10 Responses to “Canik Announces Budget Friendly One Series”

  1. Gerard says:

    It makes an already great pistol even more affordable. Every serious gun owner needs a Canik, if not for themselves, but to give to a friend or family member in an emergency. It’s a true second amendment pistol.

  2. jellydonut says:

    No thanks, I’d rather not support the genocidal Turkish regime with my money, however indirectly.

  3. Bob M says:

    Turkey is a bad actor and I won’t be sending my money their way.

  4. Jeb says:

    Won’t own one due to the Century association, supporting Turkey is six to one… I own a MKE mp5 clone that’s been running good. I really want a Russian AK but sanctions and all. My old Mauser is a German Gustav and a Russian Mosin is in the safe. I guess I have a history of supporting “bad actors”. Do I get extra smash points for supporting Team Wendy too? Guess my point is, politics plays a big enough part in gun ownership that allowing politics to judge gun purchases is way too much for me.

    • I Am says:

      There’s a huge difference between buying a Mauser today, when Germany is one of the US’s greatest allies, and buying a Mauser in the years leading up to or during one of the World Wars. If I had to choose between buying an American or German product in 1939, I’d choose American all the way.

      Besides, even the current US administration is now refusing to sell the F-35 to Turkey. There are genuine reasons not to financially support Turkey in its current state.

    • jellydonut says:

      Germany atoned and paid for its crimes. The Armenian, Greek, and Assyrian genocides of the Turkish regime were brushed under the carpet, and the world is *still* pretending they didn’t happen.

      Meanwhile, Turkey is actively supporting jihad across north and east Africa, including Libya, Sudan, and Somalia, not to mention the fact that they opened their border to Syria in order to facilitate ISIS, and have spent the past half-decade bombing the West’s Kurdish allies that fought *against* ISIS.

      They are also presently supporting al-Qaeda in Idlib province, as well as helping Iran dodge sanctions by buying oil using Venezuelan gold – yeah, did I forget to mention, they’re also one of the last remaining friends of Maduro?

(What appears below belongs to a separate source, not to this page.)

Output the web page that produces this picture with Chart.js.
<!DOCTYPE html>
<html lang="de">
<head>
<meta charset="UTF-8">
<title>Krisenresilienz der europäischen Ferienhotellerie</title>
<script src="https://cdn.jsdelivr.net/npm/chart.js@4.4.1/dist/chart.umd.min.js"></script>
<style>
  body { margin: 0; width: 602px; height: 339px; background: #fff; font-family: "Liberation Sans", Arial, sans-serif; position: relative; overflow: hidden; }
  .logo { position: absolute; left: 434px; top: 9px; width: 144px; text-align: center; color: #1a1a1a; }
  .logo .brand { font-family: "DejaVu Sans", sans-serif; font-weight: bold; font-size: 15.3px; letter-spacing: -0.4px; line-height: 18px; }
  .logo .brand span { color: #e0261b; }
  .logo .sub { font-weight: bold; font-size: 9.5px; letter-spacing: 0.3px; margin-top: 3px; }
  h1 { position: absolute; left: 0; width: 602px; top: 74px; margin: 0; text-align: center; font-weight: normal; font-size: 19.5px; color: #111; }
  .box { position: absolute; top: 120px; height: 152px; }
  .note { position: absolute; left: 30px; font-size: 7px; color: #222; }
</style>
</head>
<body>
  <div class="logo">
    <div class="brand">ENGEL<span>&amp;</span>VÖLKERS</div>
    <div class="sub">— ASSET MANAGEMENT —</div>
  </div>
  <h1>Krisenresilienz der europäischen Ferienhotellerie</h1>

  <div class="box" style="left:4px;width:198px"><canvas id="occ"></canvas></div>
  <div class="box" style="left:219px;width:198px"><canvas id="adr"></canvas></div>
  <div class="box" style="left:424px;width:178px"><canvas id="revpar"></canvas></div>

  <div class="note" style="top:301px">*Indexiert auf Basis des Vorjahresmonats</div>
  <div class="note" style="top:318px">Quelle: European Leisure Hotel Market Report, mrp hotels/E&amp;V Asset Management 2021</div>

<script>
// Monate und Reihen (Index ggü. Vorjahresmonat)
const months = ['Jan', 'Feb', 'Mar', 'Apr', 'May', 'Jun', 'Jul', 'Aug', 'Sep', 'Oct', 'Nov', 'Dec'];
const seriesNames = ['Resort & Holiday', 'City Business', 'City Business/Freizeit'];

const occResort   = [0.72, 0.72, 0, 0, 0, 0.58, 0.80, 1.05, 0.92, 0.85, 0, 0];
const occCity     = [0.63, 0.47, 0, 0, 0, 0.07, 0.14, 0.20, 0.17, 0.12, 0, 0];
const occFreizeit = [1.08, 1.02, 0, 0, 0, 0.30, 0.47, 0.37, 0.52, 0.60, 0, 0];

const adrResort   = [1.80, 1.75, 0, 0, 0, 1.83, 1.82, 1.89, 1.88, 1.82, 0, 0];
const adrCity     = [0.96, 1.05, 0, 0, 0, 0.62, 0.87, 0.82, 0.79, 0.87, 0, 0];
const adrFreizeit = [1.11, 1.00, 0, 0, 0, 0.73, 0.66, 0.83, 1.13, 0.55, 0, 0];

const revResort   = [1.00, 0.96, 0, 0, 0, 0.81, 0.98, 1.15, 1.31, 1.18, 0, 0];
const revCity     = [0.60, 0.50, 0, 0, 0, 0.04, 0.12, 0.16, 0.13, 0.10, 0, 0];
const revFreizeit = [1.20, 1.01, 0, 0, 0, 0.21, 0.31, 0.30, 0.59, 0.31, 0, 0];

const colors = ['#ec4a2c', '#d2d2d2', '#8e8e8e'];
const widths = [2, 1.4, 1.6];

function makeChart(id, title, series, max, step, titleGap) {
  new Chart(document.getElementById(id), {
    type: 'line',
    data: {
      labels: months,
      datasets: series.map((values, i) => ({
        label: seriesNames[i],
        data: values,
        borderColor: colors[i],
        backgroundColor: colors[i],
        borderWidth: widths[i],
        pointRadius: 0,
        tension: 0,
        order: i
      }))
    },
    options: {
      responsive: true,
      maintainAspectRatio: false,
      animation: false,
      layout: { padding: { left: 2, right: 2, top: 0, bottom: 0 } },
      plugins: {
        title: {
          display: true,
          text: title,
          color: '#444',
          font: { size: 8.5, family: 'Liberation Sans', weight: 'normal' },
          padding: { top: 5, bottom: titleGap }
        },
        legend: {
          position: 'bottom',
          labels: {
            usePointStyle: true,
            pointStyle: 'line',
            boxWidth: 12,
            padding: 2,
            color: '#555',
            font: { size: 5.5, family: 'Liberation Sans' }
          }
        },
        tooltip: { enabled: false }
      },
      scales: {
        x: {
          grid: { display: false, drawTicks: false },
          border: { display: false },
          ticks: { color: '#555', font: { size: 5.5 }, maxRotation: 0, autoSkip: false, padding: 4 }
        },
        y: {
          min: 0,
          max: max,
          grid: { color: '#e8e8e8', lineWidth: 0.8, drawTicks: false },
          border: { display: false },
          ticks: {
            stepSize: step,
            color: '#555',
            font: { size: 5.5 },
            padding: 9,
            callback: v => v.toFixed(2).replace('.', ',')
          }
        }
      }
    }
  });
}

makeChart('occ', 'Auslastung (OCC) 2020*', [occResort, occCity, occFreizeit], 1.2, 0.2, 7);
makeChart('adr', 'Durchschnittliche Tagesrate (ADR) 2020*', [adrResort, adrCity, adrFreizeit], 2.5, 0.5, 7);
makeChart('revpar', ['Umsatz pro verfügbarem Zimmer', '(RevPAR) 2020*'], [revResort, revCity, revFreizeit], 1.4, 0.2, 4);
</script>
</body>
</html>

      Honestly, you couldn’t even make up the character that is the Turkish regime today. I didn’t even touch upon their cozying up to Russia and their purchase of Russian air defense systems compromising NATO’s southeast flank.

      • Jeb says:

        With all due respect, my Mauser was built in when Germany wasn’t such a friendly ally. I don’t need a primer on third, or second, world countries. I’ve seen them first hand personally. In the end, Pakistan is a shit hole (insert whatever euphemism you wish) and I’d still like a Kyber Pass built firearm in my collection. I like my MKE built on HK machining and tooling. I like Russian Mosin’s and AKs. My point being, politics don’t play influence on gun purchases unless politics block the ability to purchase, ie Russian sanctions. I collect firearms for various reasons, some never gaining monetary value while rising in intrinsic and sentimental value. People can refuse to buy this for a variety of reasons, I simply won’t because of my history with Century and a list of craptastic firearms previously owned with their name on them.

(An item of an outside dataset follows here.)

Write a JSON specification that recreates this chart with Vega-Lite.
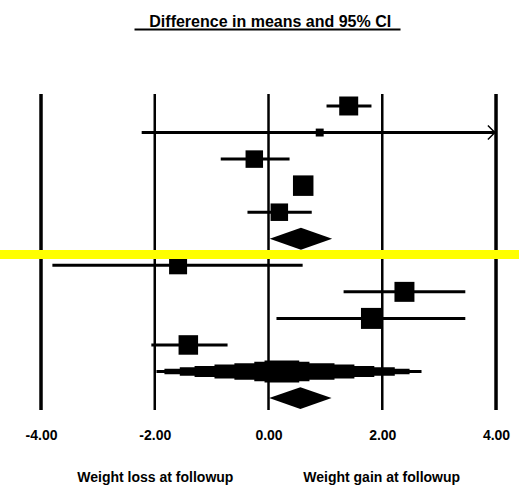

        • jellydonut says:

          Exactly, when it was built. It’s a historical artifact. A Canik is not. It’s a completely different situation.

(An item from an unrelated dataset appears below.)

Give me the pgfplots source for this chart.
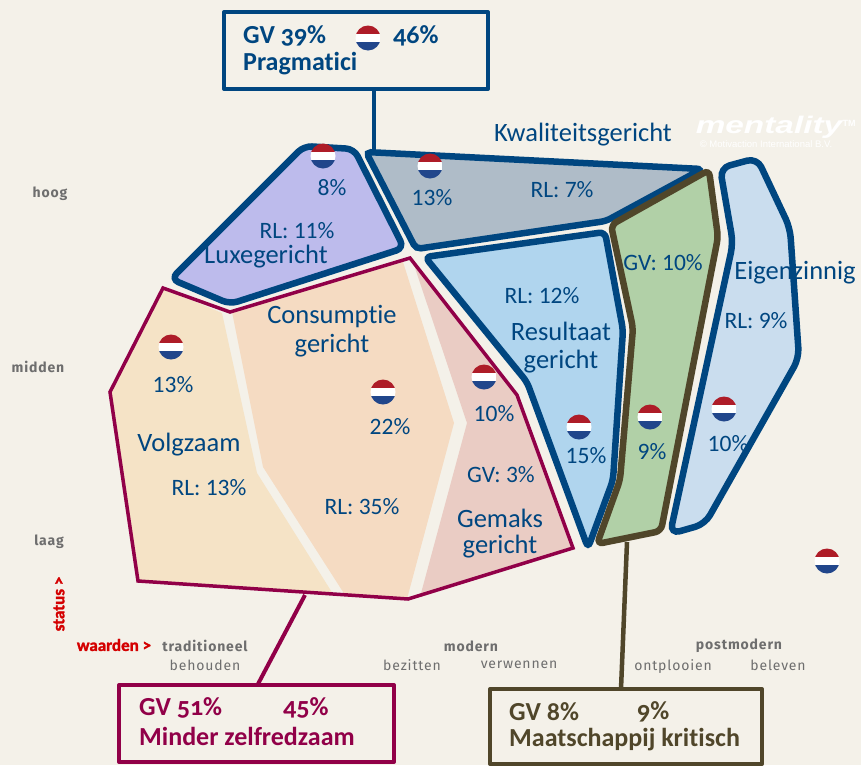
\documentclass[border=0pt]{standalone}
\usepackage{fontspec}
\usepackage{pgfplots}
\pgfplotsset{compat=1.18}
\setmainfont[Ligatures=NoCommon]{Carlito}
\newfontfamily\boxfont[Numbers=OldStyle,Ligatures=NoCommon]{Carlito}
\newfontfamily\redfont[BoldFeatures={FakeBold=1.5}]{Carlito}
\newfontfamily\sidefont[LetterSpace=6]{Fira Sans}
\newfontfamily\logofont{Liberation Sans}

\definecolor{bg}{HTML}{F4F1E9}
\definecolor{navy}{HTML}{004680}
\definecolor{maroon}{HTML}{910048}
\definecolor{olive}{HTML}{50462A}
\definecolor{luxe}{HTML}{BDBBEC}
\definecolor{kwal}{HTML}{AFBCC8}
\definecolor{resu}{HTML}{B0D5EE}
\definecolor{eigen}{HTML}{CADDEE}
\definecolor{maat}{HTML}{B1D0A7}
\definecolor{volg}{HTML}{F5E3C6}
\definecolor{cons}{HTML}{F5DBC2}
\definecolor{gemak}{HTML}{EACCC4}
\definecolor{flagred}{HTML}{AE1C28}
\definecolor{flagblue}{HTML}{21468B}
\definecolor{sidegray}{HTML}{6E6E6E}
\definecolor{statusred}{HTML}{D40000}

\pgfdeclareplotmark{nlflag}{%
  \pgfscope
  \pgfpathcircle{\pgfpointorigin}{12.5pt}\pgfusepathqclip
  \pgfsetfillcolor{flagred}
  \pgfpathrectangle{\pgfpoint{-13pt}{4pt}}{\pgfpoint{26pt}{9pt}}\pgfusepathqfill
  \pgfsetfillcolor{white}
  \pgfpathrectangle{\pgfpoint{-13pt}{-4pt}}{\pgfpoint{26pt}{8pt}}\pgfusepathqfill
  \pgfsetfillcolor{flagblue}
  \pgfpathrectangle{\pgfpoint{-13pt}{-13pt}}{\pgfpoint{26pt}{9pt}}\pgfusepathqfill
  \endpgfscope
}

\tikzset{
  lab/.style={text=navy,font=\fontsize{23.5}{26}\selectfont,inner sep=0pt},
  name/.style={text=navy,font=\fontsize{26.5}{30}\selectfont,inner sep=0pt},
  boxt/.style={font=\boxfont\bfseries\fontsize{26}{29}\selectfont,inner sep=0pt,anchor=west},
  side/.style={text=sidegray,font=\sidefont\fontsize{14}{16}\selectfont,inner sep=0pt},
  sideb/.style={text=sidegray,font=\sidefont\bfseries\fontsize{14}{16}\selectfont,inner sep=0pt},
  red/.style={text=statusred,font=\redfont\bfseries\fontsize{17}{20}\selectfont,inner sep=0pt},
}

\begin{document}
\begin{tikzpicture}
\begin{axis}[
  scale only axis,
  width=861pt,
  height=765pt,
  xmin=0, xmax=861,
  ymin=0, ymax=765,
  y dir=reverse,
  hide axis,
  clip=false,
]
% background
\addplot[fill=bg,draw=none] coordinates {(0,0) (861,0) (861,765) (0,765)} --cycle;

% connectors
\addplot[navy,line width=4pt] coordinates {(374,89) (374,152)};
\addplot[maroon,line width=4pt] coordinates {(305,595) (258,684)};
\addplot[olive,line width=4.5pt] coordinates {(627,542) (621,689)};

% boxes
\addplot[navy,line width=4pt,line join=round] coordinates {(224,12) (488,12) (488,89) (224,89)} --cycle;
\addplot[maroon,line width=4pt,line join=round] coordinates {(119,685) (394,685) (394,762) (119,762)} --cycle;
\addplot[olive,line width=4pt,line join=round] coordinates {(490,689) (762,689) (762,764) (490,764)} --cycle;

% fills of the traditional group
\addplot[fill=volg,draw=none] coordinates {(163,288) (110,392) (138,581) (333,594) (257,473) (222,313)} --cycle;
\addplot[fill=cons,draw=none] coordinates {(232,312) (263,467) (345,595) (407,599) (454,423) (403,262)} --cycle;
\addplot[fill=gemak,draw=none] coordinates {(415,268) (467,423) (420,597) (573,548) (517,395) (410,258)} --cycle;
\addplot[maroon,line width=3.5pt,line join=miter] coordinates {(163,288) (110,392) (138,581) (408,599) (573,548) (517,395) (410,258) (230,312)} --cycle;

% navy shapes
\addplot[fill=luxe,draw=navy,line width=6.5pt,rounded corners=8pt] coordinates {(171,279) (304,146) (354,149) (404,248) (230,304)} --cycle;
\addplot[fill=kwal,draw=navy,line width=6.5pt,rounded corners=5pt] coordinates {(366,152) (702,169) (606,221) (416,249)} --cycle;
\addplot[fill=resu,draw=navy,line width=6.5pt,rounded corners=6pt] coordinates {(425,257) (605,232) (623,330) (613,480) (588,548) (527,382)} --cycle;
\addplot[fill=eigen,draw=navy,line width=6.5pt,rounded corners=10pt] coordinates {(720,168) (757,158) (790,228) (799,358) (705,524) (670,534) (733,243)} --cycle;
\addplot[fill=maat,draw=olive,line width=6.5pt,rounded corners=6pt] coordinates {(611,225) (709,170) (718,237) (661,531) (597,544) (620,480) (633,328)} --cycle;

% flags
\addplot[only marks,mark=nlflag] coordinates {
  (368,38) (323,156) (430,166) (171,347) (383,392) (484,377)
  (579,427) (650,417) (724,409) (827,561)
};

% box texts
\node[boxt,text=navy] at (axis cs:243,36) {GV 39\%};
\node[boxt,text=navy] at (axis cs:393,36) {46\%};
\node[boxt,text=navy] at (axis cs:243,64) {Pragmatici};
\node[boxt,text=maroon] at (axis cs:139,708) {GV 51\%};
\node[boxt,text=maroon] at (axis cs:283,708) {45\%};
\node[boxt,text=maroon] at (axis cs:139,736) {Minder zelfredzaam};
\node[boxt,text=olive] at (axis cs:509,712) {GV 8\%};
\node[boxt,text=olive] at (axis cs:637,712) {9\%};
\node[boxt,text=olive] at (axis cs:509,740) {Maatschappij kritisch};

% segment names
\node[name] at (axis cs:583,135) {Kwaliteitsgericht};
\node[name] at (axis cs:266,257) {Luxegericht};
\node[name] at (axis cs:332,317) {Consumptie};
\node[name] at (axis cs:332,346) {gericht};
\node[name] at (axis cs:189,445) {Volgzaam};
\node[name] at (axis cs:500,518) {Gemaks};
\node[name] at (axis cs:500,547) {gericht};
\node[name] at (axis cs:561,331) {Resultaat};
\node[name] at (axis cs:561,362) {gericht};
\node[name] at (axis cs:795,273) {Eigenzinnig};

% percentages
\node[lab] at (axis cs:332,188) {8\%};
\node[lab] at (axis cs:432,198) {13\%};
\node[lab] at (axis cs:562,190) {RL: 7\%};
\node[lab] at (axis cs:297,231) {RL: 11\%};
\node[lab] at (axis cs:173,385) {13\%};
\node[lab] at (axis cs:390,427) {22\%};
\node[lab] at (axis cs:209,488) {RL: 13\%};
\node[lab] at (axis cs:362,507) {RL: 35\%};
\node[lab] at (axis cs:494,414) {10\%};
\node[lab] at (axis cs:501,475) {GV: 3\%};
\node[lab] at (axis cs:542,296) {RL: 12\%};
\node[lab] at (axis cs:586,456) {15\%};
\node[lab] at (axis cs:663,263) {GV: 10\%};
\node[lab] at (axis cs:652,452) {9\%};
\node[lab] at (axis cs:756,321) {RL: 9\%};
\node[lab] at (axis cs:728,444) {10\%};

% axis words
\node[sideb] at (axis cs:50,194) {hoog};
\node[sideb] at (axis cs:38,367) {midden};
\node[sideb] at (axis cs:49,542) {laag};
\node[red,rotate=90] at (axis cs:59,604) {status >};
\node[red] at (axis cs:114,645) {waarden >};
\node[sideb] at (axis cs:205,646) {traditioneel};
\node[side] at (axis cs:205,665) {behouden};
\node[sideb] at (axis cs:471,646) {modern};
\node[side] at (axis cs:412,665) {bezitten};
\node[side] at (axis cs:519,665) {verwennen};
\node[sideb] at (axis cs:739,646) {postmodern};
\node[side] at (axis cs:673,667) {ontplooien};
\node[side] at (axis cs:778,665) {beleven};

% logo
\node[text=white,font=\logofont\bfseries\itshape\fontsize{24}{26}\selectfont,xscale=1.39,inner sep=0pt] at (axis cs:769,127) {mentality};
\node[text=white,font=\logofont\bfseries\fontsize{9}{10}\selectfont,inner sep=0pt] at (axis cs:849,123) {TM};
\node[text=white,font=\logofont\fontsize{9.5}{11}\selectfont,inner sep=0pt] at (axis cs:766,144) {© Motivaction International B.V.};
\end{axis}
\end{tikzpicture}
\end{document}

          I realize you don’t care, but can you at least recognize that buying a historical artifact that was once made in a historical genocidal regime is completely different from buying a product made today from a genocidal regime perpetrating further crimes as we speak?

  5. SGT Rock says:

    “Coming soon to your local gangsters waistband…” I can see these pistols proliferating throughout many large urban cities. Much cheaper than a Glock but not as crappy as a Cobra/Kel-Tec/Hi-Point.

    • Sawyer Lawrence says:

      One magazine, IIRC they used to come with 3 mags MSRP was ~$40 each so just to get the minimum number of mags eats $80 of the price reduction.